The helicopter reaches its destination and, here, the pilot decides to kill Corrigan to prevent him from spilling the beans about the hideout's location.
It does make you wonder why he's even taken Corrigan there when he could have just taken the money off him and left him in the woods.
Then again, he could have taken the money off him and not even bothered delivering it to Offal, keeping it for himself.
The man's clearly a fool.
But no sooner is Corrigan hit by a cloud of the fool's deadly fumes than he turns into the Spectre whose green cape merges nicely with the gas. This is what I love about Aparo, he always makes the Spectre look stylish.
So, that's the end of the pilot, and the ghost goes on the hunt for the big fry.
He finds him inside the observatory and, at the very sight of the deadly do-gooder emerging from a wall, one of the henchmen gasps out loud.
Page 11.
Offal declares the intruder to be a spy and orders him shot.
Tragically, bullets are useless and the ghost slaughters the henchmen by making a pair of dividers grow to huge size and impale them.
Deciding cowardice is the better part of valour, Offal flees and heads along a jetty, towards his motorboat.
As he gets there, he compares himself to Napoleon retreating from Russia, which is a nice bit of characterisation from Fleisher, signalling just how puffed-up, delusional and conceited the man is.
However, it's in vain, as the Spectre appears before him, mentally declaring, "Some men will always choose the path of evil..." which feels an awful lot like the kind of stuff the Shadow loves to spout.
Page 12.
It's the big showdown between the Spectre and Offal.

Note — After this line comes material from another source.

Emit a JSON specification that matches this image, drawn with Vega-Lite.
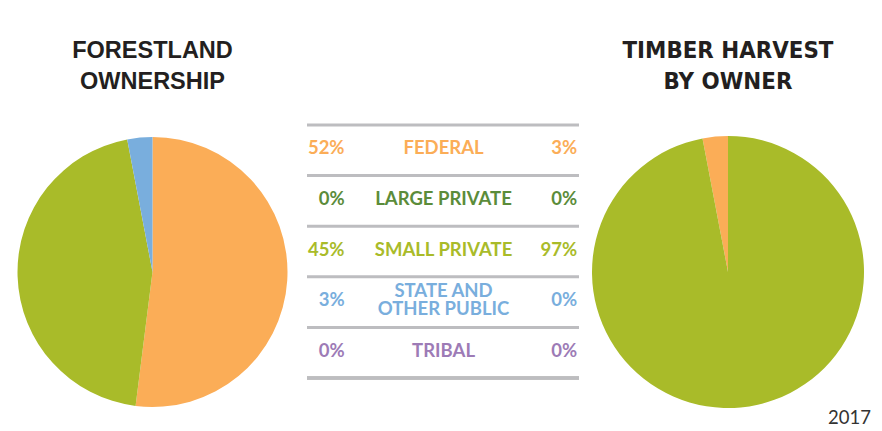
{
  "$schema": "https://vega.github.io/schema/vega-lite/v6.json",
  "padding": {"top": 38, "left": 0, "right": 0, "bottom": 0},
  "spacing": 0,
  "background": "white",
  "config": {"view": {"stroke": null}, "concat": {"spacing": 0}},
  "datasets": {
    "own": [
      {"category": "FEDERAL", "label": "FEDERAL", "forest": 0.52, "harvest": 0.03},
      {"category": "LARGE PRIVATE", "label": "LARGE PRIVATE", "forest": 0.0, "harvest": 0.0},
      {"category": "SMALL PRIVATE", "label": "SMALL PRIVATE", "forest": 0.45, "harvest": 0.97},
      {"category": "STATE AND OTHER PUBLIC", "label": "STATE AND\nOTHER PUBLIC", "forest": 0.03, "harvest": 0.0},
      {"category": "TRIBAL", "label": "TRIBAL", "forest": 0.0, "harvest": 0.0}
    ]
  },
  "title": {"text": "2017", "orient": "bottom", "anchor": "end", "font": "Lato", "fontSize": 18.5, "fontWeight": "normal", "color": "#333333", "offset": -10, "dx": -4},
  "hconcat": [
    {
      "width": 305, "height": 294,
      "title": {"text": ["FORESTLAND", "OWNERSHIP"], "font": "Liberation Sans", "fontSize": 23.5, "fontWeight": "bold", "color": "#231f20", "lineHeight": 31, "offset": 31.5, "anchor": "middle"},
      "data": {"name": "own"},
      "mark": {"type": "arc", "outerRadius": 135},
      "encoding": {
        "theta": {"field": "forest", "type": "quantitative", "stack": true},
        "color": {"field": "category", "type": "nominal",
          "scale": {"domain": ["FEDERAL", "LARGE PRIVATE", "SMALL PRIVATE", "STATE AND OTHER PUBLIC", "TRIBAL"],
                    "range": ["#FBAD57", "#5B8C3A", "#A9BB29", "#79AEDD", "#9D7BB6"]},
          "legend": null},
        "order": {"field": "forest", "type": "quantitative", "sort": "descending"}
      }
    },
    {
      "width": 272, "height": 253,
      "data": {"name": "own"},
      "encoding": {
        "y": {"field": "category", "type": "nominal",
          "scale": {"domain": ["FEDERAL", "LARGE PRIVATE", "SMALL PRIVATE", "STATE AND OTHER PUBLIC", "TRIBAL"], "paddingInner": 0, "paddingOuter": 0},
          "axis": null}
      },
      "layer": [
        {
          "mark": {"type": "rule", "color": "#BDBDC0", "strokeWidth": 3},
          "encoding": {
            "y": {"field": "category", "type": "nominal", "bandPosition": 0},
            "x": {"datum": 0, "type": "quantitative", "scale": {"domain": [0, 100]}, "axis": null},
            "x2": {"datum": 100}
          }
        },
        {
          "mark": {"type": "rule", "color": "#BDBDC0", "strokeWidth": 3},
          "encoding": {
            "y": {"datum": "TRIBAL", "type": "nominal", "bandPosition": 1},
            "x": {"datum": 0, "type": "quantitative"},
            "x2": {"datum": 100}
          }
        },
        {
          "mark": {"type": "text", "align": "right", "baseline": "middle", "font": "Lato", "fontWeight": "bold", "fontSize": 18.5, "dy": -2},
          "encoding": {
            "x": {"datum": 13.8, "type": "quantitative"},
            "text": {"field": "forest", "type": "quantitative", "format": ".0%"},
            "color": {"field": "category", "type": "nominal", "legend": null}
          }
        },
        {
          "transform": [{"filter": "datum.category !== 'STATE AND OTHER PUBLIC'"}],
          "mark": {"type": "text", "align": "center", "baseline": "middle", "font": "Lato", "fontWeight": "bold", "fontSize": 18.5, "dy": -2},
          "encoding": {
            "x": {"datum": 50.2, "type": "quantitative"},
            "text": {"field": "label", "type": "nominal"},
            "color": {"field": "category", "type": "nominal", "legend": null}
          }
        },
        {
          "transform": [{"filter": "datum.category === 'STATE AND OTHER PUBLIC'"}],
          "mark": {"type": "text", "align": "center", "baseline": "middle", "font": "Lato", "fontWeight": "bold", "fontSize": 18.5, "lineBreak": "\n", "lineHeight": 17.5, "dy": -11},
          "encoding": {
            "x": {"datum": 50.2, "type": "quantitative"},
            "text": {"field": "label", "type": "nominal"},
            "color": {"field": "category", "type": "nominal", "legend": null}
          }
        },
        {
          "mark": {"type": "text", "align": "right", "baseline": "middle", "font": "Lato", "fontWeight": "bold", "fontSize": 18.5, "dy": -2},
          "encoding": {
            "x": {"datum": 99.3, "type": "quantitative"},
            "text": {"field": "harvest", "type": "quantitative", "format": ".0%"},
            "color": {"field": "category", "type": "nominal", "legend": null}
          }
        }
      ]
    },
    {
      "width": 294, "height": 294,
      "title": {"text": ["TIMBER HARVEST", "BY OWNER"], "font": "DejaVu Sans Condensed", "fontSize": 23.8, "fontWeight": "bold", "color": "#231f20", "lineHeight": 31, "offset": 31.5, "anchor": "middle"},
      "data": {"name": "own"},
      "mark": {"type": "arc", "outerRadius": 136},
      "encoding": {
        "theta": {"field": "harvest", "type": "quantitative", "stack": true},
        "color": {"field": "category", "type": "nominal", "legend": null},
        "order": {"field": "harvest", "type": "quantitative", "sort": "descending"}
      }
    }
  ]
}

Not that it's much of a showdown, with the creepy crusader ignoring Offal's demands to be treated in accordance with the Geneva Convention, and turning his motorboat into a giant squid that promptly eats the man, making it the third time this issue - when the cover and splash page are taken into account - we've seen him being eaten by the thing.
Page 13.
Earl's finally arrived at the scene and finds the helicopter pilot's been turned to stone and embedded in a cliff face.
Suitably spooked, the reporter goes in search of Corrigan and finds him.
Corrigan's pointlessly rude to him again and, as they depart the story, cuts short Earl's querying of whether he's seen a ghost in underpants lately.
And, with the word, "Nope," ringing in our eyeballs, Jim Corrigan and we wave goodbye to this tale of Heavenly retribution.
How great was all that?
It was muchly great. It's a tale of zero subtlety, sophistication, depth or fleshed-out characterisation, totally devoid of twists and turns. In the final analysis, it's just, "Here are some bad men and here's the Spectre killing them."
In plot terms, there's no need for Earl to be there. He has no impact upon anything.
But he is necessary for mood, in order, to inject some intrigue into events, thanks to his not knowing what's going on.
For that matter, Jim Corrigan isn't really needed in this story either. Given the Spectre's powers, he could, presumably, find and destroy the bad guys, with no involvement at all from his cop alter-ego. However, without him, it'd be a very short story and one damagingly deficient in human involvement.
None of this matters, one way or the other, of course. All that matters is Jim Aparo's showing villains being killed and, sometimes in life, Jim Aparo killing people is all you need.